WORK TO COMPLETE: Reproduce the listing word for word. Skip any image.

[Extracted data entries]
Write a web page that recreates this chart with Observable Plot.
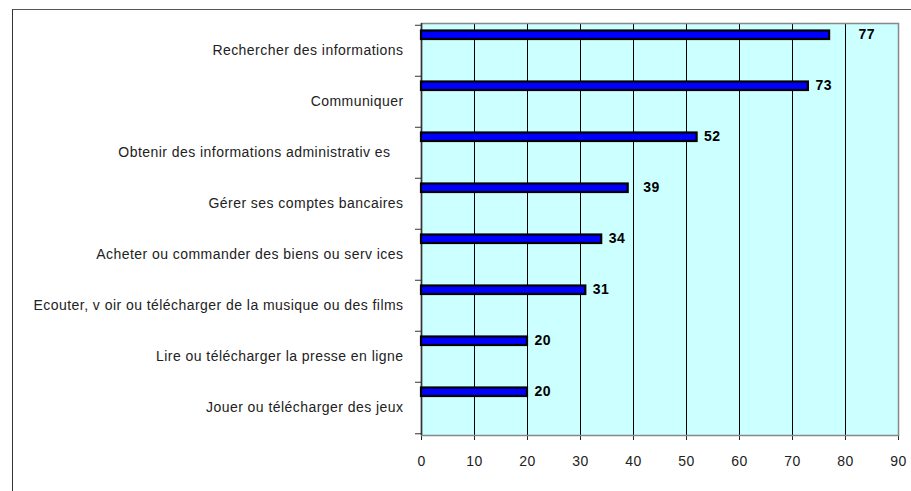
<!DOCTYPE html>
<html>
<head>
<meta charset="utf-8">
<script src="https://cdn.jsdelivr.net/npm/d3@7"></script>
<script src="https://cdn.jsdelivr.net/npm/@observablehq/plot@0.6"></script>
<style>
  html, body { margin: 0; padding: 0; background: #fff; overflow: hidden; }
  #wrap { position: relative; width: 911px; height: 491px; }
  #outer { position: absolute; left: 12px; top: 9px; width: 1200px; height: 1200px;
           border-left: 1px solid #333; border-top: 1px solid #555; box-sizing: border-box; }
  #chart { position: absolute; left: 0; top: 0; }
  #chart svg text { letter-spacing: 0.45px; }
</style>
</head>
<body>
<div id="wrap"><div id="outer"></div><div id="chart"></div></div>
<script>
const categories = [
  "Rechercher des informations",
  "Communiquer",
  "Obtenir des informations administrativ es\u00a0\u00a0\u00a0",
  "Gérer ses comptes bancaires",
  "Acheter ou commander des biens ou serv ices",
  "Ecouter, v oir ou télécharger de la musique ou des films",
  "Lire ou télécharger la presse en ligne",
  "Jouer ou télécharger des jeux"
];
const values = [77, 73, 52, 39, 34, 31, 20, 20];
const xTicks = [0, 10, 20, 30, 40, 50, 60, 70, 80, 90];

// label gap after each bar end (px), as in the original layout
const labelGap = [29, 7, 7, 15, 7, 7, 7, 7];

const data = categories.map((c, i) => ({cat: c, value: values[i], gap: labelGap[i]}));

const width = 911, height = 491;
const marginLeft = 421, marginRight = 13, marginTop = 23, marginBottom = 56;
const bw = (height - marginTop - marginBottom) / categories.length;
const pxPerUnit = (width - marginLeft - marginRight) / 90;

const chart = Plot.plot({
  width, height, marginLeft, marginRight, marginTop, marginBottom,
  style: {fontFamily: "'Liberation Sans', Arial, sans-serif", fontSize: "14px", color: "#222", background: "transparent"},
  x: {domain: [0, 90], ticks: xTicks, tickSize: 5, tickPadding: 16, label: null},
  y: {domain: categories, padding: 0, tickSize: 0, tickPadding: 18, label: null},
  marks: [
    Plot.frame({fill: "#ccffff", stroke: null}),
    Plot.ruleX(xTicks.slice(1, -1), {stroke: "#000", strokeWidth: 1}),
    Plot.frame({stroke: "#888", strokeWidth: 1.5}),
    Plot.ruleX([0], {stroke: "#333", strokeWidth: 1.5}),
    Plot.ruleY(categories, {y: d => d, x1: 0, x2: 0, insetLeft: -6, dy: -bw / 2, stroke: "#333"}),
    Plot.ruleY(categories.slice(-1), {y: d => d, x1: 0, x2: 0, insetLeft: -6, dy: bw / 2, stroke: "#333"}),
    Plot.barX(data, {x: "value", y: "cat", fill: "#0000ff", stroke: "#000", strokeWidth: 2.2, insetTop: 5.5, insetBottom: bw - 14.5}),
    Plot.text(data, {x: d => d.value + d.gap / pxPerUnit, y: "cat", text: d => String(d.value), dy: 9.5 - bw / 2,
      textAnchor: "start", fontWeight: "bold", fontSize: 14, fill: "#000"})
  ]
});
document.getElementById("chart").appendChild(chart);
</script>
</body>
</html>
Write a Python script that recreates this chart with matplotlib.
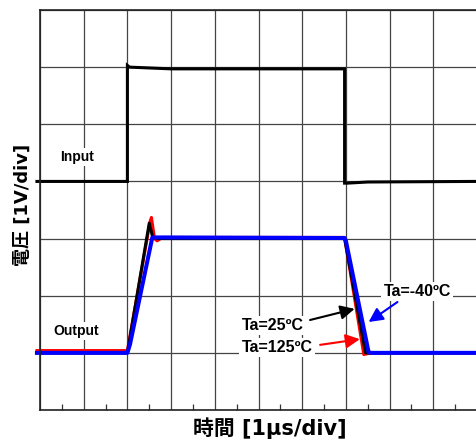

ANSWER TO THE EXERCISE:
Write a web page that recreates this chart with Observable Plot.
<!DOCTYPE html>
<html>
<head>
<meta charset="utf-8">
<script src="https://cdn.jsdelivr.net/npm/d3@7"></script>
<script src="https://cdn.jsdelivr.net/npm/@observablehq/plot@0.6"></script>
<style>
  html, body { margin: 0; padding: 0; background: #fff; overflow: hidden; }
  #wrap { position: relative; width: 911px; height: 491px; }
  #outer { position: absolute; left: 12px; top: 9px; width: 1200px; height: 1200px;
           border-left: 1px solid #333; border-top: 1px solid #555; box-sizing: border-box; }
  #chart { position: absolute; left: 0; top: 0; }
  #chart svg text { letter-spacing: 0.45px; }
</style>
</head>
<body>
<div id="wrap"><div id="outer"></div><div id="chart"></div></div>
<script>
const categories = [
  "Rechercher des informations",
  "Communiquer",
  "Obtenir des informations administrativ es\u00a0\u00a0\u00a0",
  "Gérer ses comptes bancaires",
  "Acheter ou commander des biens ou serv ices",
  "Ecouter, v oir ou télécharger de la musique ou des films",
  "Lire ou télécharger la presse en ligne",
  "Jouer ou télécharger des jeux"
];
const values = [77, 73, 52, 39, 34, 31, 20, 20];
const xTicks = [0, 10, 20, 30, 40, 50, 60, 70, 80, 90];

// label gap after each bar end (px), as in the original layout
const labelGap = [29, 7, 7, 15, 7, 7, 7, 7];

const data = categories.map((c, i) => ({cat: c, value: values[i], gap: labelGap[i]}));

const width = 911, height = 491;
const marginLeft = 421, marginRight = 13, marginTop = 23, marginBottom = 56;
const bw = (height - marginTop - marginBottom) / categories.length;
const pxPerUnit = (width - marginLeft - marginRight) / 90;

const chart = Plot.plot({
  width, height, marginLeft, marginRight, marginTop, marginBottom,
  style: {fontFamily: "'Liberation Sans', Arial, sans-serif", fontSize: "14px", color: "#222", background: "transparent"},
  x: {domain: [0, 90], ticks: xTicks, tickSize: 5, tickPadding: 16, label: null},
  y: {domain: categories, padding: 0, tickSize: 0, tickPadding: 18, label: null},
  marks: [
    Plot.frame({fill: "#ccffff", stroke: null}),
    Plot.ruleX(xTicks.slice(1, -1), {stroke: "#000", strokeWidth: 1}),
    Plot.frame({stroke: "#888", strokeWidth: 1.5}),
    Plot.ruleX([0], {stroke: "#333", strokeWidth: 1.5}),
    Plot.ruleY(categories, {y: d => d, x1: 0, x2: 0, insetLeft: -6, dy: -bw / 2, stroke: "#333"}),
    Plot.ruleY(categories.slice(-1), {y: d => d, x1: 0, x2: 0, insetLeft: -6, dy: bw / 2, stroke: "#333"}),
    Plot.barX(data, {x: "value", y: "cat", fill: "#0000ff", stroke: "#000", strokeWidth: 2.2, insetTop: 5.5, insetBottom: bw - 14.5}),
    Plot.text(data, {x: d => d.value + d.gap / pxPerUnit, y: "cat", text: d => String(d.value), dy: 9.5 - bw / 2,
      textAnchor: "start", fontWeight: "bold", fontSize: 14, fill: "#000"})
  ]
});
document.getElementById("chart").appendChild(chart);
</script>
</body>
</html>
Write a Python script that recreates this chart with matplotlib.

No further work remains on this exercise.